The prevailing ideology says that CEOs in the United
States are paid so much because thats what the market will bear.
The free market is setting the level of compensation for those executives.
Economically, they are worth that much. Our free-market
economy is a meritocracy that rewards people according to their economic
contribution. Hogwash!
If the free market determined CEO pay, then we
would have a situation where the buyer of the managerial service -
the corporation - bargains with the seller of this service - the executive
- to secure the service for a certain period of time for a certain
price. The corporation might put ads in the paper describing the requirements
of the job. It would solicit bids from interested individuals offering
that service. A representative of the company would examine and compare
those bids and then negotiate with prospective sellers to secure the
service at the lowest possible price. The executives might be on fixed-year
contracts, with the process repeated at regular intervals. That is
an illustration of how a free market might set executive pay.
Of course, it doesnt work that way. Politics
is a factor. The chief executive officer is normally good friends
with members of the board of directors on which he serves. He may
even have nominated some persons to the board. Executive pay is nomally
recommended to the board by a compensation committee consisting of
senior board members. Pay is set by looking at what peers
receive by a process known as competitive benchmarking.
How does it work? The compensation committee draws
up a list of companies that are comparable to the committee's company
in some way. It may be a competitor in the same industry or cater
to the same type of customer or even be a company that committee members
admire. The the committee decides to offer a compensation
that is slightly higher than what prevails among the peer groups.

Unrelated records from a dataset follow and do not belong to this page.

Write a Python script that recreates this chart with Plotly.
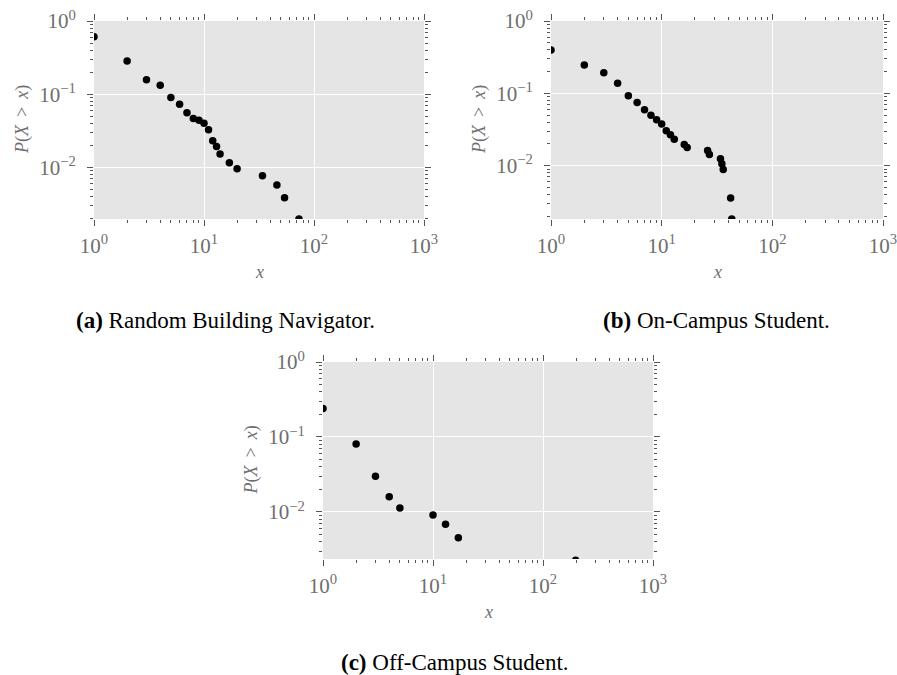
import plotly.graph_objects as go

# ---- data ----
a_x = [1, 2, 3, 4, 5, 6, 7, 8, 9, 10, 11, 12, 13, 14, 17, 20, 34, 46, 54, 73]
a_y = [0.61, 0.285, 0.157, 0.133, 0.090, 0.073, 0.0556, 0.0465, 0.0442, 0.0402,
       0.0326, 0.0231, 0.0193, 0.0153, 0.01155, 0.0096, 0.00767, 0.00573, 0.00385, 0.00197]

b_x = [1, 2, 3, 4, 5, 6, 7, 8, 9, 10, 11, 12, 13, 16, 17, 26, 27, 34, 35, 36, 42, 43]
b_y = [0.398, 0.247, 0.192, 0.138, 0.0924, 0.0748, 0.0592, 0.050, 0.0431, 0.0376,
       0.0304, 0.0268, 0.0233, 0.0197, 0.0179, 0.01626, 0.01432, 0.0125, 0.01066,
       0.0089, 0.00358, 0.00184]

c_x = [1, 2, 3, 4, 5, 10, 13, 17, 198]
c_y = [0.239, 0.0807, 0.0299, 0.0160, 0.0113, 0.00912, 0.00685, 0.00455, 0.00227]

x_tickvals = [1, 10, 100, 1000]
x_ticktext = ["10<sup>0</sup>", "10<sup>1</sup>", "10<sup>2</sup>", "10<sup>3</sup>"]
y_tickvals = [1, 0.1, 0.01]
y_ticktext = ["10<sup>0</sup>", "10<sup>\u22121</sup>", "10<sup>\u22122</sup>"]

captions = ["<b>(a)</b> Random Building Navigator.",
            "<b>(b)</b> On-Campus Student.",
            "<b>(c)</b> Off-Campus Student."]
y_title = "<i>P</i>(<i>X</i> \u2009>\u2009 <i>x</i>)"
x_title = "<i>x</i>"

# ---- layout constants ----
W, H = 897, 675
SERIF = "Liberation Serif"
GREY = "#6e6e6e"
TICKC = "#555555"

panels = [
    dict(x=a_x, y=a_y, px=(94, 424), py=(21, 219), ybot=-2.705),
    dict(x=b_x, y=b_y, px=(551, 883), py=(21, 219), ybot=-2.736),
    dict(x=c_x, y=c_y, px=(323, 653), py=(362, 559), ybot=-2.627),
]

minor_x = [k * 10 ** d for d in range(0, 3) for k in range(2, 10)]
minor_y = [k * 10.0 ** d for d in range(-3, 0) for k in range(2, 10)]

fig = go.Figure()
for i, p in enumerate(panels):
    n = "" if i == 0 else str(i + 1)
    fig.add_trace(go.Scatter(
        x=p["x"], y=p["y"], mode="markers",
        marker=dict(color="black", size=7.5, line=dict(width=0)),
        xaxis="x" + n, yaxis="y" + n, showlegend=False, hoverinfo="x+y"))
    common = dict(
        type="log", showline=False, zeroline=False, automargin=False,
        ticks="outside", ticklen=6, tickwidth=1, tickcolor=TICKC,
        mirror="allticks", ticklabeloverflow="allow",
        showgrid=True, gridcolor="white", gridwidth=1.2,
        tickfont=dict(family=SERIF, size=21, color=GREY),
        minor=dict(ticks="outside", ticklen=3, tickwidth=1, tickcolor=TICKC,
                   showgrid=False),
    )
    fig.layout["xaxis" + n] = dict(
        common, domain=[p["px"][0] / W, p["px"][1] / W], range=[0, 3],
        anchor="y" + n, tickmode="array", tickvals=x_tickvals, ticktext=x_ticktext,
        ticklabelstandoff=2,
        minor=dict(common["minor"], tickmode="array", tickvals=minor_x),
    )
    fig.layout["yaxis" + n] = dict(
        common, domain=[1 - p["py"][1] / H, 1 - p["py"][0] / H],
        range=[p["ybot"], 0], anchor="x" + n,
        tickmode="array", tickvals=y_tickvals, ticktext=y_ticktext,
        ticklabelstandoff=7,
        minor=dict(common["minor"], tickmode="array", tickvals=minor_y),
    )
    cx = (p["px"][0] + p["px"][1]) / 2
    fig.add_annotation(x=cx / W, y=1 - (p["py"][1] + 53) / H, xref="paper", yref="paper",
                       text=x_title, showarrow=False,
                       font=dict(family=SERIF, size=18, color=GREY),
                       xanchor="center", yanchor="middle")
    fig.add_annotation(x=(p["px"][0] - 72) / W, y=1 - ((p["py"][0] + p["py"][1]) / 2) / H,
                       xref="paper", yref="paper", text=y_title, showarrow=False,
                       textangle=-90, font=dict(family=SERIF, size=18, color=GREY),
                       xanchor="center", yanchor="middle")

cap_pos = [(225, 321), (716, 321), (455, 662)]
for t, (cx, cy) in zip(captions, cap_pos):
    fig.add_annotation(x=cx / W, y=1 - cy / H, xref="paper", yref="paper",
                       text=t, showarrow=False,
                       font=dict(family=SERIF, size=23, color="black"),
                       xanchor="center", yanchor="middle")

fig.update_layout(
    width=W, height=H, margin=dict(l=0, r=0, t=0, b=0),
    paper_bgcolor="white", plot_bgcolor="#E5E5E5",
)

fig.write_html("out.html")
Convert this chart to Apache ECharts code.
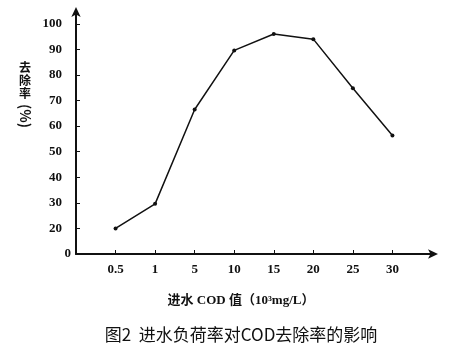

A study found that in 99.5% of cases the compensation package was
more generous - the theory being, I think, that to attract this talent
the company had to offer something better than what its supposed competitors
might offer.
What this system does, of course, is to rachet
up the level of CEO pay. The CEO of a comparable firm
can then use data from its own competitors to justify even higher
salaries for him.The median level of pay steadily increases.
The selection of firms on the peer list is critical.
When committee members arbitarily pick a firm because, say, it is
one whose performance they admire, they are giving the CEO in question
a pay raise in response to another's performance.
In the case of a CEO with a hairdressing firm,
the "peers" included Starbucks coffee, which had three to
four times its revenue, as well as H & R Block, which had 1.5
times the annual revenue. The hairdressing CEOs base pay rose
by 19%, and his bonus by 118%, in a year when corporate profits fell
by 24%.
When executive compensation is set by such means,
the committee can claim to have used an objective method in setting
the rate. It can claim that the process is market-driven. However,
stockholders are starting to become alarmed by the secrecy of the
process. In 2006, the SEC required that public companies disclose
the names of firms they use on their peer list and describe how the
list was selected.
I think that CEO pay amounts to a crisis that needs
to be addressed by even stronger measures. If corporations are a creature
of the state, then the state has a right to appoint at least some
of the board members. If the pay problem continues, I would propose
that a majority of persons on corporate compensation committees be
either representatives of government, or of employees, or of other
of the firms major stakeholders. Its time to debunk the
myth that the free market determines executive pay. In reality, some
high-paid executives are looting their own firms.